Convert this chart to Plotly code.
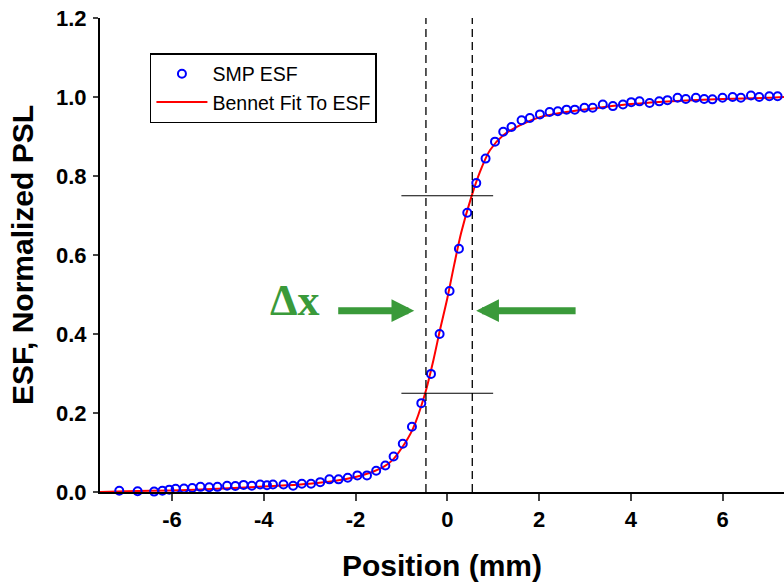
import plotly.graph_objects as go

# ---- data ----
esf_x = [-7.15, -6.75, -6.57, -6.39, -6.21, -6.06, -5.92, -5.74, -5.56, -5.38,
         -5.19, -5.01, -4.80, -4.62, -4.44, -4.26, -4.08, -3.93, -3.80, -3.57,
         -3.36, -3.17, -2.97, -2.77, -2.57, -2.37, -2.17, -1.96, -1.75, -1.55,
         -1.35, -1.17, -0.97, -0.77, -0.566, -0.355, -0.167, 0.05, 0.254, 0.436,
         0.632, 0.835, 1.04, 1.22, 1.40, 1.62, 1.80, 2.02, 2.23, 2.41,
         2.60, 2.78, 2.99, 3.17, 3.39, 3.61, 3.83, 4.01, 4.19, 4.41,
         4.62, 4.80, 5.02, 5.20, 5.42, 5.60, 5.78, 6.00, 6.22, 6.40,
         6.62, 6.80, 7.02, 7.20]
esf_y = [0.003, 0.002, -0.001, 0.001, 0.003, 0.006, 0.008, 0.009, 0.010, 0.013,
         0.012, 0.013, 0.016, 0.015, 0.018, 0.016, 0.019, 0.017, 0.019, 0.019,
         0.016, 0.021, 0.021, 0.025, 0.032, 0.032, 0.036, 0.042, 0.042, 0.054,
         0.067, 0.090, 0.122, 0.165, 0.225, 0.299, 0.400, 0.509, 0.616, 0.707,
         0.782, 0.844, 0.887, 0.912, 0.924, 0.941, 0.947, 0.956, 0.962, 0.964,
         0.968, 0.968, 0.973, 0.973, 0.981, 0.977, 0.981, 0.987, 0.989, 0.985,
         0.989, 0.992, 0.998, 0.995, 0.998, 0.995, 0.994, 0.998, 1.000, 0.998,
         1.004, 1.000, 1.002, 1.002]

fit_x = [-7.57, -7.0, -6.0, -5.0, -4.0, -3.5, -3.0, -2.5, -2.0, -1.7, -1.4, -1.2,
         -1.0, -0.75, -0.49, -0.30, -0.16, 0.0, 0.15, 0.30, 0.53, 0.71, 0.93,
         1.22, 1.58, 2.02, 2.59, 3.32, 4.0, 5.0, 6.0, 7.0, 7.34]
fit_y = [0.0, 0.002, 0.004, 0.008, 0.014, 0.017, 0.021, 0.027, 0.038, 0.048, 0.063, 0.080,
         0.110, 0.160, 0.247, 0.335, 0.410, 0.490, 0.575, 0.655, 0.749, 0.810, 0.865,
         0.903, 0.928, 0.949, 0.962, 0.973, 0.982, 0.990, 0.995, 0.998, 1.000]

x_ticks = [-6, -4, -2, 0, 2, 4, 6]
x_ticklabels = ["-6", "-4", "-2", "0", "2", "4", "6"]
y_ticks = [0.0, 0.2, 0.4, 0.6, 0.8, 1.0, 1.2]
y_ticklabels = ["0.0", "0.2", "0.4", "0.6", "0.8", "1.0", "1.2"]
x_range = [-7.57, 7.34]
y_range = [0.0, 1.2]

edge_lo, edge_hi = -0.465, 0.545      # dashed verticals
level_lo, level_hi = 0.25, 0.75       # 25% / 75% levels
level_span = [-1.0, 1.0]
arrow_y = 0.459
arrow_right = (-2.41, -0.72)          # tail, tip
arrow_left = (2.83, 0.63)             # tail, tip
green = "#3a9a3a"
font_family = "Liberation Sans, Arial, sans-serif"

fig = go.Figure()
fig.add_trace(go.Scatter(
    x=fit_x, y=fit_y, mode="lines", name="Bennet Fit To ESF",
    line=dict(color="#ff0000", width=2, shape="spline", smoothing=0.8),
    cliponaxis=False, showlegend=False))
fig.add_trace(go.Scatter(
    x=esf_x, y=esf_y, mode="markers", name="SMP ESF",
    marker=dict(symbol="circle-open", size=8, color="#0000ff",
                line=dict(width=2, color="#0000ff")),
    cliponaxis=False))
# legend-only copy of the fit so it appears second in the legend
fig.add_trace(go.Scatter(
    x=[None], y=[None], mode="lines", name="Bennet Fit To ESF",
    line=dict(color="#ff0000", width=2)))

# dashed verticals
for xv in (edge_lo, edge_hi):
    fig.add_shape(type="line", x0=xv, x1=xv, y0=y_range[0], y1=y_range[1],
                  xref="x", yref="y", line=dict(color="black", width=1.3, dash="8px,5px"))
# horizontal level lines
for yv in (level_lo, level_hi):
    fig.add_shape(type="line", x0=level_span[0], x1=level_span[1], y0=yv, y1=yv,
                  xref="x", yref="y", line=dict(color="black", width=1.2))

# arrows
for tail, tip in (arrow_right, arrow_left):
    fig.add_annotation(x=tip, y=arrow_y, ax=tail, ay=arrow_y, xref="x", yref="y",
                       axref="x", ayref="y", text="", showarrow=True,
                       arrowhead=2, arrowsize=0.65, arrowwidth=7, arrowcolor=green)
fig.add_annotation(x=-3.33, y=0.484, xref="x", yref="y", text="<b>Δx</b>",
                   showarrow=False,
                   font=dict(family="Liberation Serif, Times New Roman, serif",
                             size=44, color=green))

fig.update_layout(
    width=784, height=587,
    margin=dict(l=100, r=0, t=18, b=95),
    paper_bgcolor="white", plot_bgcolor="white",
    font=dict(family=font_family, color="black"),
    showlegend=True,
    legend=dict(x=0.073, y=0.926, xanchor="left", yanchor="top",
                bordercolor="black", borderwidth=1.5, bgcolor="white",
                font=dict(size=19.5, family=font_family), itemwidth=51,
                tracegroupgap=0),
    xaxis=dict(range=x_range, tickvals=x_ticks, ticktext=x_ticklabels,
               ticks="outside", ticklen=7, automargin=False,
               tickwidth=2, showline=True, linewidth=2, linecolor="black",
               showgrid=False, zeroline=False, mirror=False,
               ticklabeloverflow="allow",
               tickfont=dict(size=22, family=font_family, weight="bold"),
               title=dict(text="Position (mm)", standoff=24,
                          font=dict(size=30, family=font_family, weight="bold"))),
    yaxis=dict(range=y_range, tickvals=y_ticks, ticktext=y_ticklabels,
               ticks="outside", automargin=False,
               ticklen=5, tickwidth=2, showline=True, linewidth=2, linecolor="black",
               showgrid=False, zeroline=False, mirror=False, ticklabelstandoff=2,
               ticklabeloverflow="allow",
               tickfont=dict(size=22, family=font_family, weight="bold"),
               title=dict(text="ESF, Normalized PSL", standoff=14,
                          font=dict(size=30, family=font_family, weight="bold"))),
)

# remove the browser's default page margin so the figure fills the window
fig.write_html("out.html", config={"displayModeBar": False},
               post_script="document.body.style.margin='0';")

──────────

→ **Exercise goal**: From the opening line of the listing above through the line bearing "1.004, 1.000, 1.002, 1.002]", repeat each line exactly. Drop every picture.

→ **Solved problem**:
Convert this chart to Plotly code.
import plotly.graph_objects as go

# ---- data ----
esf_x = [-7.15, -6.75, -6.57, -6.39, -6.21, -6.06, -5.92, -5.74, -5.56, -5.38,
         -5.19, -5.01, -4.80, -4.62, -4.44, -4.26, -4.08, -3.93, -3.80, -3.57,
         -3.36, -3.17, -2.97, -2.77, -2.57, -2.37, -2.17, -1.96, -1.75, -1.55,
         -1.35, -1.17, -0.97, -0.77, -0.566, -0.355, -0.167, 0.05, 0.254, 0.436,
         0.632, 0.835, 1.04, 1.22, 1.40, 1.62, 1.80, 2.02, 2.23, 2.41,
         2.60, 2.78, 2.99, 3.17, 3.39, 3.61, 3.83, 4.01, 4.19, 4.41,
         4.62, 4.80, 5.02, 5.20, 5.42, 5.60, 5.78, 6.00, 6.22, 6.40,
         6.62, 6.80, 7.02, 7.20]
esf_y = [0.003, 0.002, -0.001, 0.001, 0.003, 0.006, 0.008, 0.009, 0.010, 0.013,
         0.012, 0.013, 0.016, 0.015, 0.018, 0.016, 0.019, 0.017, 0.019, 0.019,
         0.016, 0.021, 0.021, 0.025, 0.032, 0.032, 0.036, 0.042, 0.042, 0.054,
         0.067, 0.090, 0.122, 0.165, 0.225, 0.299, 0.400, 0.509, 0.616, 0.707,
         0.782, 0.844, 0.887, 0.912, 0.924, 0.941, 0.947, 0.956, 0.962, 0.964,
         0.968, 0.968, 0.973, 0.973, 0.981, 0.977, 0.981, 0.987, 0.989, 0.985,
         0.989, 0.992, 0.998, 0.995, 0.998, 0.995, 0.994, 0.998, 1.000, 0.998,
         1.004, 1.000, 1.002, 1.002]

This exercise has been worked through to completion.